The remaining sub-sections build the supervisory machinery. Sub-section (2) obliges the court, before making any order under sub-section (1), to take into consideration the report, if any, of the probation officer concerned. Sub-section (3) allows the court, where it thinks it expedient in the interests of the offender and the public, to pass in addition a supervision order placing the offender under the supervision of a named probation officer for a period not less than one year. Sub-section (4) requires the offender, before release under a supervision order, to enter into a bond to observe the conditions specified — including additional conditions as to residence, abstention from intoxicants or any other matter the court considers fit to prevent repetition of the offence.
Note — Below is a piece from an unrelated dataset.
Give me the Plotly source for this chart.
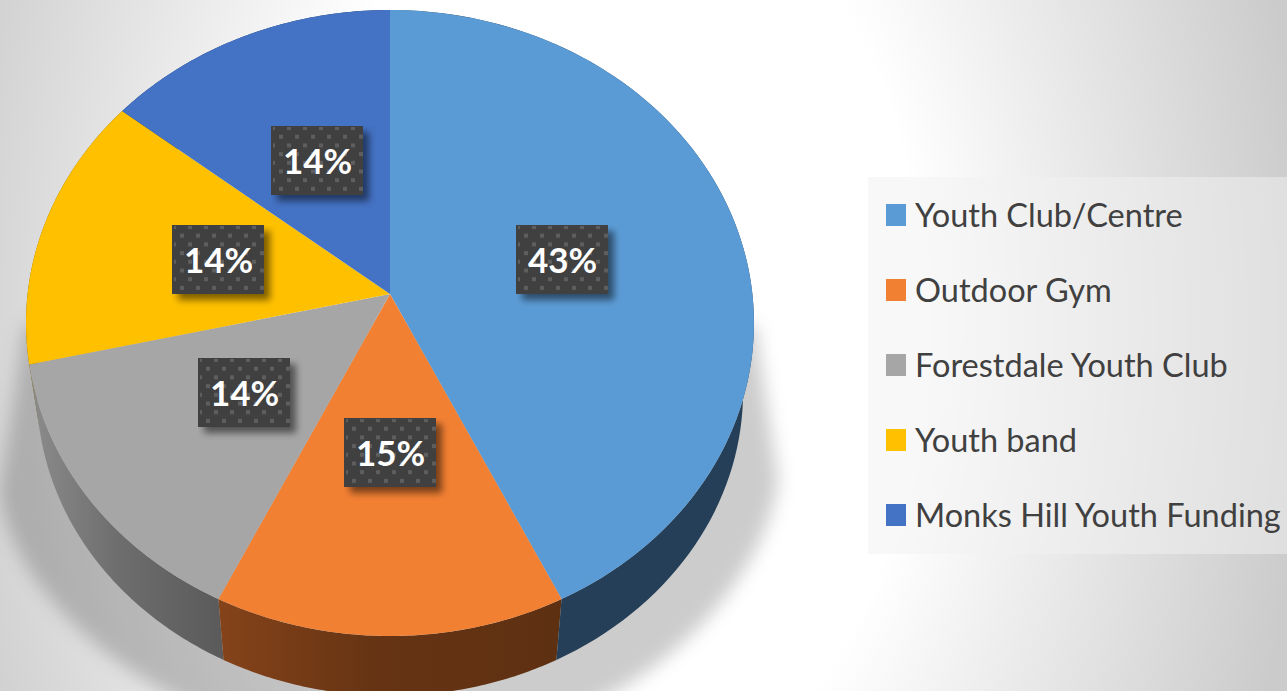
import base64, math
import numpy as np
import plotly.graph_objects as go

categories = ["Youth Club/Centre", "Outdoor Gym", "Forestdale Youth Club", "Youth band", "Monks Hill Youth Funding"]
counts = [3, 1, 1, 1, 1]
pct_labels = ["43%", "15%", "14%", "14%", "14%"]
top_colors = ["#5b9bd5", "#f28033", "#a6a6a6", "#ffc000", "#4472c4"]
wall_left = ["#243f57", "#85431a", "#8c8c8c", "#7f6000", "#203864"]
wall_mid = ["#243f57", "#663413", "#6e6e6e", "#7f6000", "#203864"]
wall_right = ["#243f57", "#5e3012", "#5a5a5a", "#7f6000", "#203864"]
label_boxes = [(516, 225), (344, 418), (198, 358), (172, 225), (271, 126)]
legend_y = [215, 290, 365, 440, 515]

W, H = 1287, 691
CX, CY = 390.0, 294.0
K, A, B = 0.0927, 310.3, 362.4
PLATE_DY, PLATE_S = 70.0, 0.97
BOX_W, BOX_H = 92, 69


def rim(theta, dy=0.0, s=1.0):
    X, Y = np.sin(theta), np.cos(theta)
    d = 1 + K * Y
    return CX + s * B * X / d, CY + dy - s * A * Y / d


def svg_uri(svg):
    return "data:image/svg+xml;base64," + base64.b64encode(svg.encode()).decode()


background = f"""<svg xmlns='http://www.w3.org/2000/svg' width='{W}' height='{H}' viewBox='0 0 {W} {H}'>
<defs>
<radialGradient id='bg' gradientUnits='userSpaceOnUse' cx='0' cy='0' r='700'
 gradientTransform='translate(610 325) scale(1 1.53)'>
<stop offset='0' stop-color='#ffffff'/><stop offset='0.445' stop-color='#ffffff'/>
<stop offset='1' stop-color='#cbcbcb'/></radialGradient>
<filter id='blur' x='-20%' y='-20%' width='140%' height='140%'><feGaussianBlur stdDeviation='9'/></filter>
</defs>
<rect width='{W}' height='{H}' fill='url(#bg)'/>
<path d='M755,325 L778,480 C768,565 680,680 540,725 L240,725 C110,680 8,580 0,490 L25,325 Z'
 fill='#000' fill-opacity='0.2' filter='url(#blur)'/>
</svg>"""

label_svg = f"""<svg xmlns='http://www.w3.org/2000/svg' width='{BOX_W+16}' height='{BOX_H+16}' viewBox='0 0 {BOX_W+16} {BOX_H+16}'>
<defs>
<pattern id='p' patternUnits='userSpaceOnUse' width='16' height='17.4'>
<rect x='0' y='0' width='4' height='4' fill='#5e5e5e'/>
<rect x='8' y='8.7' width='4' height='4' fill='#5e5e5e'/></pattern>
<filter id='s' x='-20%' y='-20%' width='140%' height='140%'><feGaussianBlur stdDeviation='3.5'/></filter>
</defs>
<rect x='6' y='6' width='{BOX_W}' height='{BOX_H}' fill='#000' fill-opacity='0.5' filter='url(#s)'/>
<rect width='{BOX_W}' height='{BOX_H}' fill='#404040'/>
<rect x='2' y='1' width='{BOX_W-2}' height='{BOX_H-1}' fill='url(#p)'/>
</svg>"""

fig = go.Figure()

fractions = np.array(counts, dtype=float) / sum(counts)
ends = np.cumsum(fractions) * 2 * math.pi
starts = np.concatenate([[0.0], ends[:-1]])

# side walls first (back slices first), then the top faces
for i in [4, 3, 2, 1, 0]:
    t = np.linspace(starts[i], ends[i], 90)
    xa, ya = rim(t)
    xb, yb = rim(t[::-1], PLATE_DY, PLATE_S)
    fig.add_trace(go.Scatter(
        x=np.r_[xa, xb], y=np.r_[ya, yb], mode="none", fill="toself",
        fillgradient=dict(type="horizontal",
                          colorscale=[[0, wall_left[i]], [0.45, wall_mid[i]], [1, wall_right[i]]]),
        hoverinfo="skip", showlegend=False))

for i in range(len(categories)):
    t = np.linspace(starts[i], ends[i], 120)
    xa, ya = rim(t)
    fig.add_trace(go.Scatter(
        x=np.r_[CX, xa, CX], y=np.r_[CY, ya, CY], mode="none", fill="toself",
        fillcolor=top_colors[i], name=categories[i], text=pct_labels[i],
        hoverinfo="name+text", showlegend=False))

images = [dict(source=svg_uri(background), xref="paper", yref="paper", x=0, y=1, sizex=1, sizey=1,
               xanchor="left", yanchor="top", sizing="stretch", layer="below")]
annotations = []
for (bx, by), txt in zip(label_boxes, pct_labels):
    images.append(dict(source=svg_uri(label_svg), xref="x", yref="y", x=bx, y=by,
                       sizex=BOX_W + 16, sizey=BOX_H + 16, xanchor="left", yanchor="top",
                       sizing="stretch", layer="above"))
    annotations.append(dict(x=bx + BOX_W / 2, y=by + BOX_H / 2 - 1, text=f"<b>{txt}</b>", showarrow=False,
                            xref="x", yref="y", font=dict(family="Lato", size=35, color="#ffffff")))

shapes = [dict(type="rect", xref="x", yref="y", x0=868, x1=W, y0=177, y1=554,
               fillcolor="rgba(242,242,242,0.5)", line_width=0, layer="below")]
for cat, col, ly in zip(categories, top_colors, legend_y):
    shapes.append(dict(type="rect", xref="x", yref="y", x0=886, x1=906, y0=ly - 11, y1=ly + 11,
                       fillcolor=col, line_width=0, layer="above"))
    annotations.append(dict(x=915, y=ly - 1, text=cat, showarrow=False, xanchor="left", xshift=-2, xref="x", yref="y",
                            font=dict(family="Lato", size=32.5, color="#404040")))

fig.update_layout(
    width=W, height=H, autosize=False,
    margin=dict(l=0, r=0, t=0, b=0, pad=0),
    paper_bgcolor="#ffffff", plot_bgcolor="rgba(0,0,0,0)",
    xaxis=dict(range=[0, W], visible=False, fixedrange=True),
    yaxis=dict(range=[H, 0], visible=False, fixedrange=True),
    images=images, shapes=shapes, annotations=annotations, showlegend=False,
)
fig.write_html("out.html", config=dict(displayModeBar=False),
               post_script="document.body.style.margin='0';document.documentElement.style.overflow='hidden';")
Sub-section (5) directs the court to explain the terms to the offender and furnish copies of the supervision order to the offender, the sureties and the probation officer. This sits within the wider scheme explored in our introduction to the Act and its reformative approach and the definitions and application provisions.

The ingredients the court must satisfy

Distilled, Section 4(1) imposes three cumulative conditions. First, the person must have been found guilty of an offence that is not punishable with death or imprisonment for life — this is the only category-based exclusion in the section, and it is far narrower than the offence-specific list in Section 3, which is confined to theft, dishonest misappropriation, cheating and like offences and to offences punishable with not more than two years. Section 4 thus reaches serious offences punishable with long terms of imprisonment, so long as the maximum is not death or life.
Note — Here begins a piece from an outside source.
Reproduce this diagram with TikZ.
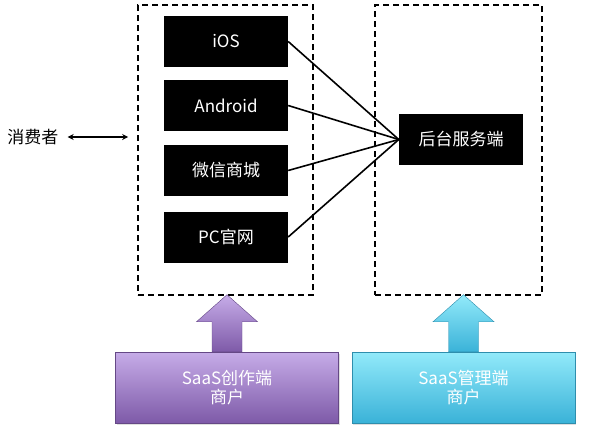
\documentclass[tikz,border=0pt]{standalone}
\usepackage{fontspec}
\setmainfont{Noto Sans CJK SC}
\usetikzlibrary{positioning,arrows.meta,calc,shadows}
\definecolor{purtop}{RGB}{198,172,232}
\definecolor{purbot}{RGB}{126,90,168}
\definecolor{cyatop}{RGB}{146,234,250}
\definecolor{cyabot}{RGB}{58,178,216}
\tikzset{
  grp/.style={rectangle,draw=black,line width=1.6pt,dash pattern=on 6pt off 4pt,inner sep=0pt},
  plat/.style={rectangle,fill=black,text=white,minimum width=124pt,minimum height=51pt,inner sep=0pt,font=\fontsize{17}{20}\selectfont},
  feed/.style={line width=1.6pt,black},
  link/.style={{Stealth[length=6pt,width=6pt]}-{Stealth[length=6pt,width=6pt]},line width=1.2pt},
  biz/.style={rectangle,draw=#1bot!80!black,line width=0.5pt,top color=#1top,bottom color=#1bot,text=white,align=center,minimum width=223pt,minimum height=71pt,inner sep=0pt,font=\fontsize{17}{19}\selectfont,drop shadow={opacity=0.25,shadow xshift=1pt,shadow yshift=-1.5pt}},
  up/.style={draw=#1bot!80!black,line width=0.4pt,top color=#1top,bottom color=#1bot},
}
\begin{document}
\begin{tikzpicture}[x=1pt,y=-1pt]
  \useasboundingbox (0,0) rectangle (590,442);
  % two groups
  \node[grp,minimum width=175pt,minimum height=290pt] (cli) at (225.5,150){};
  \node[grp,minimum width=167pt,minimum height=290pt] (srv) at (458.5,150){};
  % platforms
  \foreach \n/\y/\t in {ios/41.5/iOS, and/105.5/Android, wx/170.5/微信商城, pc/237/PC官网}{
    \node[plat] (\n) at (226,\y){\t};}
  \node[plat] (back) at (461,139.5){后台服务端};
  \foreach \n in {ios,and,wx,pc}{
    \draw[feed] (\n.east) -- (back.west);}
  % consumer
  \node[font=\fontsize{17}{20}\selectfont,inner sep=0pt] (cons) at (33,137){消费者};
  \draw[link,shorten <=9pt,shorten >=9pt] (cons.east) -- (cons.east -| cli.west);
  % merchants
  \node[biz=pur] (mk) at (227,387.5){SaaS创作端\\商户};
  \node[biz=cya] (mg) at (463.5,387.5){SaaS管理端\\商户};
  % big up arrows
  \foreach \b/\c in {mk/pur,mg/cya}{
    \shade[up=\c] ($(\b.north)+(-15,0)$) -- ++(0,-30) -- ++(-15.5,0) -- ($(\b.north)+(0,-57)$)
      -- ($(\b.north)+(30.5,-30)$) -- ++(-15.5,0) -- ($(\b.north)+(15,0)$) -- cycle;}
\end{tikzpicture}
\end{document}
Second, the court must form the opinion that it is expedient to release the offender on probation of good conduct, having regard to the circumstances of the case, the nature of the offence and the character of the offender. This is a judicial, not a mechanical, opinion: the three named factors must actually be weighed. Third, the offender must enter into a bond, with or without sureties, with the residence/occupation condition in the proviso satisfied. Unlike Section 3, Section 4 does not require the absence of a previous conviction — a point of frequent confusion in examinations. A previous conviction is relevant to the court's discretion on the offender's character, but it is not a statutory bar. Contrast this with admonition under Section 3, examined in our chapter on release after admonition, which is foreclosed once a previous conviction is proved.

Probation under Section 4 against admonition under Section 3

The two reliefs are graded. Admonition under Section 3 is the lighter measure — a reprimand with no continuing obligation — confined to the enumerated offences and available only to offenders with no proved previous conviction. Probation under Section 4 is the more substantial response: it can be deployed for a far wider range of offences, it can be combined with supervision and conditions, and it keeps the offender under a continuing bond for up to three years with the sentence held in suspense over his head. In Keshav Sitaram Sali v. State of Maharashtra, AIR 1983 SC 291, where the accused was convicted of petty theft of railway coal, the Supreme Court held that the High Court ought to have extended the benefit of either Section 360 of the Code of Criminal Procedure or Sections 3 and 4 of the Act rather than imposing a fine, illustrating how the two sections operate as a graduated menu of reformative options the court must actively consider in minor cases.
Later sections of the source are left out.